What to do = All of the material below is to be restated word for word, apart from the pictures.

Data excerpt =

——

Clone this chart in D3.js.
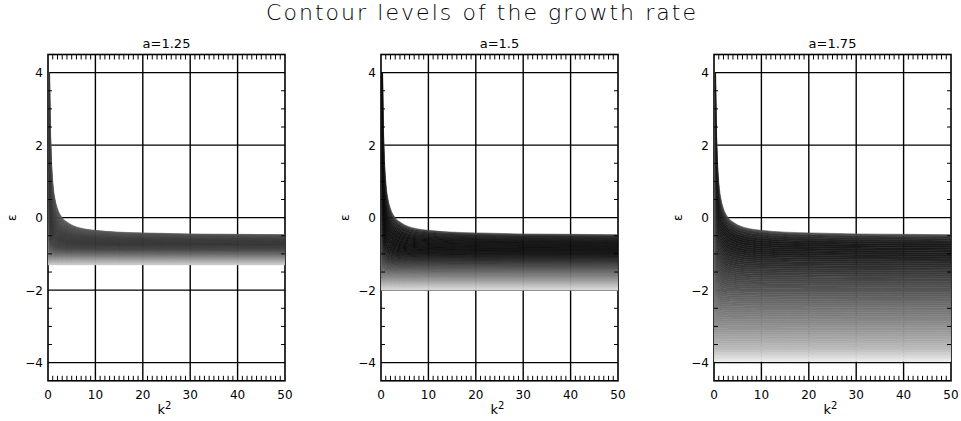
<!DOCTYPE html>
<html><head><meta charset="utf-8">
<script src="https://cdn.jsdelivr.net/npm/d3@7"></script>
<style>
html,body{margin:0;padding:0;background:#fff;}
text{font-family:"DejaVu Sans","Noto Sans",sans-serif;fill:#000;}
</style></head>
<body>
<script>
// ---- data ----
const chartTitle = "Contour levels of the growth rate";
const panelTitles = ["a=1.25", "a=1.5", "a=1.75"];
// upper boundary of the unstable region (epsilon vs k^2), same in all panels
const k2 = [0, 0.2, 0.3, 0.4, 0.5, 0.6, 0.8, 1, 1.5, 2, 3, 4, 5, 7, 10, 15, 20, 30, 40, 50];
const epsTop = [20, 7, 4.6, 3.4, 2.6, 2.1, 1.4, 1.0, 0.5, 0.25, 0.0, -0.12, -0.2, -0.29, -0.35, -0.4, -0.42, -0.45, -0.46, -0.47];
// lower boundary per panel
const epsBottom = [-1.3, -2.0, -3.97];
// grey level profiles across the band (at large k^2)
const profEps1 = [-0.45, -0.50, -0.62, -0.75, -0.89, -1.03, -1.17, -1.30];
const profGray1 = [112, 82, 62, 56, 72, 112, 160, 205];
const profEps2 = [-0.45, -0.53, -0.67, -0.89, -1.03, -1.22, -1.44, -1.72, -2.0];
const profGray2 = [100, 42, 20, 17, 22, 50, 92, 150, 220];
const profEps3 = [-0.45, -0.56, -0.75, -1.03, -1.44, -2.0, -2.55, -3.1, -3.65, -3.97];
const profGray3 = [100, 48, 26, 30, 54, 86, 118, 150, 190, 236];
const profiles = [[profEps1, profGray1], [profEps2, profGray2], [profEps3, profGray3]];
// axes
const xTicks = [0, 10, 20, 30, 40, 50];
const yTicks = [-4, -2, 0, 2, 4];
const yLabel = "ε";

// ---- layout ----
const W = 961, H = 421;
const panelLeft = [48, 381, 714];
const panelW = 237;
const plotTop = 54.5, plotBottom = 380.8;

const svg = d3.select("body").append("svg").attr("width", W).attr("height", H);
svg.append("rect").attr("width", W).attr("height", H).attr("fill", "#fff");

svg.append("text").attr("x", 481).attr("y", 20).attr("text-anchor", "middle")
  .attr("font-size", 22).attr("font-weight", 200)
  .attr("textLength", 430).attr("lengthAdjust", "spacing")
  .text(chartTitle);

const NB = 70;
const topEnd = epsTop[epsTop.length - 1];

panelTitles.forEach((pt, p) => {
  const x = d3.scaleLinear().domain([0, 50]).range([panelLeft[p], panelLeft[p] + panelW]);
  const y = d3.scaleLinear().domain([-4.5, 4.5]).range([plotBottom, plotTop]);
  const g = svg.append("g");
  const bot = epsBottom[p];
  const grayScale = d3.scaleLinear().domain(profiles[p][0]).range(profiles[p][1]).clamp(true);

  // grid lines
  g.selectAll(".vg").data(xTicks.slice(1, -1)).join("line")
    .attr("x1", d => x(d)).attr("x2", d => x(d)).attr("y1", plotTop).attr("y2", plotBottom)
    .attr("stroke", "#000").attr("stroke-width", 1.4);
  g.selectAll(".hg").data(yTicks).join("line")
    .attr("x1", x(0)).attr("x2", x(50)).attr("y1", d => y(d)).attr("y2", d => y(d))
    .attr("stroke", "#000").attr("stroke-width", 1.4);

  // frame
  g.append("rect").attr("x", x(0)).attr("y", plotTop).attr("width", panelW).attr("height", plotBottom - plotTop)
    .attr("fill", "none").attr("stroke", "#000").attr("stroke-width", 1.6);

  // clip for filled contours
  const cid = "clip" + p;
  svg.append("clipPath").attr("id", cid).append("rect")
    .attr("x", x(0)).attr("y", y(4)).attr("width", panelW).attr("height", y(-4) - y(4));

  const epsAt = (i, s) => bot + (1 - s) * (topEnd - bot) + (epsTop[i] - topEnd) * Math.pow(1 - s, 4);
  const idx = d3.range(k2.length);
  const fillG = g.append("g").attr("clip-path", `url(#${cid})`);
  for (let j = 0; j < NB; j++) {
    const s0 = j / NB, s1 = (j + 1) / NB;
    const sm = (s0 + s1) / 2;
    const gv = Math.round(grayScale(topEnd + sm * (bot - topEnd)));
    const col = d3.rgb(gv, gv, gv).toString();
    const area = d3.area()
      .x(i => x(k2[i]))
      .y0(i => y(epsAt(i, s1)))
      .y1(i => y(epsAt(i, s0)))
      .curve(d3.curveMonotoneX);
    fillG.append("path").attr("d", area(idx)).attr("fill", col)
      .attr("stroke", col).attr("stroke-width", 0.6);
  }

  // minor ticks on x (top & bottom)
  const xMinor = d3.range(1, 50).filter(v => v % 10 !== 0);
  g.selectAll(".xmb").data(xMinor).join("line")
    .attr("x1", d => x(d)).attr("x2", d => x(d)).attr("y1", plotBottom).attr("y2", plotBottom - 5)
    .attr("stroke", "#000").attr("stroke-width", 1);
  g.selectAll(".xmt").data(xMinor).join("line")
    .attr("x1", d => x(d)).attr("x2", d => x(d)).attr("y1", plotTop).attr("y2", plotTop + 5)
    .attr("stroke", "#000").attr("stroke-width", 1);
  // minor ticks on y (left & right)
  const yMinor = d3.range(-4.5, 4.51, 0.5).filter(v => Math.abs(v % 2) > 1e-6 && Math.abs(v) < 4.4);
  g.selectAll(".yml").data(yMinor).join("line")
    .attr("x1", x(0)).attr("x2", x(0) + 4).attr("y1", d => y(d)).attr("y2", d => y(d))
    .attr("stroke", "#000").attr("stroke-width", 1);
  g.selectAll(".ymr").data(yMinor).join("line")
    .attr("x1", x(50)).attr("x2", x(50) - 4).attr("y1", d => y(d)).attr("y2", d => y(d))
    .attr("stroke", "#000").attr("stroke-width", 1);

  // tick labels
  g.selectAll(".xl").data(xTicks).join("text")
    .attr("x", d => x(d)).attr("y", plotBottom + 18).attr("text-anchor", "middle")
    .attr("font-size", 12).text(d => d);
  g.selectAll(".yl").data(yTicks).join("text")
    .attr("x", x(0) - 5).attr("y", d => y(d) + 4.5).attr("text-anchor", "end")
    .attr("font-size", 12).text(d => d < 0 ? "\u2212" + Math.abs(d) : d);

  // titles & axis labels
  g.append("text").attr("x", x(25)).attr("y", 48).attr("text-anchor", "middle")
    .attr("font-size", 13).text(pt);
  const kl = g.append("text").attr("x", x(25) - 2).attr("y", 414).attr("text-anchor", "middle")
    .attr("font-size", 13);
  kl.append("tspan").text("k");
  kl.append("tspan").attr("font-size", 10).attr("dy", -5).text("2");
  g.append("text").attr("transform", `translate(${x(0) - 36},${y(0)}) rotate(-90)`)
    .attr("text-anchor", "middle").attr("dy", "0.35em").attr("font-size", 12).text(yLabel);
});
</script>
</body></html>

——

Expected answer =
Clone this chart in D3.js.
<!DOCTYPE html>
<html><head><meta charset="utf-8">
<script src="https://cdn.jsdelivr.net/npm/d3@7"></script>
<style>
html,body{margin:0;padding:0;background:#fff;}
text{font-family:"DejaVu Sans","Noto Sans",sans-serif;fill:#000;}
</style></head>
<body>
<script>
// ---- data ----
const chartTitle = "Contour levels of the growth rate";
const panelTitles = ["a=1.25", "a=1.5", "a=1.75"];
// upper boundary of the unstable region (epsilon vs k^2), same in all panels
const k2 = [0, 0.2, 0.3, 0.4, 0.5, 0.6, 0.8, 1, 1.5, 2, 3, 4, 5, 7, 10, 15, 20, 30, 40, 50];
const epsTop = [20, 7, 4.6, 3.4, 2.6, 2.1, 1.4, 1.0, 0.5, 0.25, 0.0, -0.12, -0.2, -0.29, -0.35, -0.4, -0.42, -0.45, -0.46, -0.47];
// lower boundary per panel
const epsBottom = [-1.3, -2.0, -3.97];
// grey level profiles across the band (at large k^2)
const profEps1 = [-0.45, -0.50, -0.62, -0.75, -0.89, -1.03, -1.17, -1.30];
const profGray1 = [112, 82, 62, 56, 72, 112, 160, 205];
const profEps2 = [-0.45, -0.53, -0.67, -0.89, -1.03, -1.22, -1.44, -1.72, -2.0];
const profGray2 = [100, 42, 20, 17, 22, 50, 92, 150, 220];
const profEps3 = [-0.45, -0.56, -0.75, -1.03, -1.44, -2.0, -2.55, -3.1, -3.65, -3.97];
const profGray3 = [100, 48, 26, 30, 54, 86, 118, 150, 190, 236];
const profiles = [[profEps1, profGray1], [profEps2, profGray2], [profEps3, profGray3]];
// axes
const xTicks = [0, 10, 20, 30, 40, 50];
const yTicks = [-4, -2, 0, 2, 4];
const yLabel = "ε";

// ---- layout ----
const W = 961, H = 421;
const panelLeft = [48, 381, 714];
const panelW = 237;
const plotTop = 54.5, plotBottom = 380.8;

const svg = d3.select("body").append("svg").attr("width", W).attr("height", H);
svg.append("rect").attr("width", W).attr("height", H).attr("fill", "#fff");

svg.append("text").attr("x", 481).attr("y", 20).attr("text-anchor", "middle")
  .attr("font-size", 22).attr("font-weight", 200)
  .attr("textLength", 430).attr("lengthAdjust", "spacing")
  .text(chartTitle);

const NB = 70;
const topEnd = epsTop[epsTop.length - 1];

panelTitles.forEach((pt, p) => {
  const x = d3.scaleLinear().domain([0, 50]).range([panelLeft[p], panelLeft[p] + panelW]);
  const y = d3.scaleLinear().domain([-4.5, 4.5]).range([plotBottom, plotTop]);
  const g = svg.append("g");
  const bot = epsBottom[p];
  const grayScale = d3.scaleLinear().domain(profiles[p][0]).range(profiles[p][1]).clamp(true);

  // grid lines
  g.selectAll(".vg").data(xTicks.slice(1, -1)).join("line")
    .attr("x1", d => x(d)).attr("x2", d => x(d)).attr("y1", plotTop).attr("y2", plotBottom)
    .attr("stroke", "#000").attr("stroke-width", 1.4);
  g.selectAll(".hg").data(yTicks).join("line")
    .attr("x1", x(0)).attr("x2", x(50)).attr("y1", d => y(d)).attr("y2", d => y(d))
    .attr("stroke", "#000").attr("stroke-width", 1.4);

  // frame
  g.append("rect").attr("x", x(0)).attr("y", plotTop).attr("width", panelW).attr("height", plotBottom - plotTop)
    .attr("fill", "none").attr("stroke", "#000").attr("stroke-width", 1.6);

  // clip for filled contours
  const cid = "clip" + p;
  svg.append("clipPath").attr("id", cid).append("rect")
    .attr("x", x(0)).attr("y", y(4)).attr("width", panelW).attr("height", y(-4) - y(4));

  const epsAt = (i, s) => bot + (1 - s) * (topEnd - bot) + (epsTop[i] - topEnd) * Math.pow(1 - s, 4);
  const idx = d3.range(k2.length);
  const fillG = g.append("g").attr("clip-path", `url(#${cid})`);
  for (let j = 0; j < NB; j++) {
    const s0 = j / NB, s1 = (j + 1) / NB;
    const sm = (s0 + s1) / 2;
    const gv = Math.round(grayScale(topEnd + sm * (bot - topEnd)));
    const col = d3.rgb(gv, gv, gv).toString();
    const area = d3.area()
      .x(i => x(k2[i]))
      .y0(i => y(epsAt(i, s1)))
      .y1(i => y(epsAt(i, s0)))
      .curve(d3.curveMonotoneX);
    fillG.append("path").attr("d", area(idx)).attr("fill", col)
      .attr("stroke", col).attr("stroke-width", 0.6);
  }

  // minor ticks on x (top & bottom)
  const xMinor = d3.range(1, 50).filter(v => v % 10 !== 0);
  g.selectAll(".xmb").data(xMinor).join("line")
    .attr("x1", d => x(d)).attr("x2", d => x(d)).attr("y1", plotBottom).attr("y2", plotBottom - 5)
    .attr("stroke", "#000").attr("stroke-width", 1);
  g.selectAll(".xmt").data(xMinor).join("line")
    .attr("x1", d => x(d)).attr("x2", d => x(d)).attr("y1", plotTop).attr("y2", plotTop + 5)
    .attr("stroke", "#000").attr("stroke-width", 1);
  // minor ticks on y (left & right)
  const yMinor = d3.range(-4.5, 4.51, 0.5).filter(v => Math.abs(v % 2) > 1e-6 && Math.abs(v) < 4.4);
  g.selectAll(".yml").data(yMinor).join("line")
    .attr("x1", x(0)).attr("x2", x(0) + 4).attr("y1", d => y(d)).attr("y2", d => y(d))
    .attr("stroke", "#000").attr("stroke-width", 1);
  g.selectAll(".ymr").data(yMinor).join("line")
    .attr("x1", x(50)).attr("x2", x(50) - 4).attr("y1", d => y(d)).attr("y2", d => y(d))
    .attr("stroke", "#000").attr("stroke-width", 1);

  // tick labels
  g.selectAll(".xl").data(xTicks).join("text")
    .attr("x", d => x(d)).attr("y", plotBottom + 18).attr("text-anchor", "middle")
    .attr("font-size", 12).text(d => d);
  g.selectAll(".yl").data(yTicks).join("text")
    .attr("x", x(0) - 5).attr("y", d => y(d) + 4.5).attr("text-anchor", "end")
    .attr("font-size", 12).text(d => d < 0 ? "\u2212" + Math.abs(d) : d);

  // titles & axis labels
  g.append("text").attr("x", x(25)).attr("y", 48).attr("text-anchor", "middle")
    .attr("font-size", 13).text(pt);
  const kl = g.append("text").attr("x", x(25) - 2).attr("y", 414).attr("text-anchor", "middle")
    .attr("font-size", 13);
  kl.append("tspan").text("k");
  kl.append("tspan").attr("font-size", 10).attr("dy", -5).text("2");
  g.append("text").attr("transform", `translate(${x(0) - 36},${y(0)}) rotate(-90)`)
    .attr("text-anchor", "middle").attr("dy", "0.35em").attr("font-size", 12).text(yLabel);
});
</script>
</body></html>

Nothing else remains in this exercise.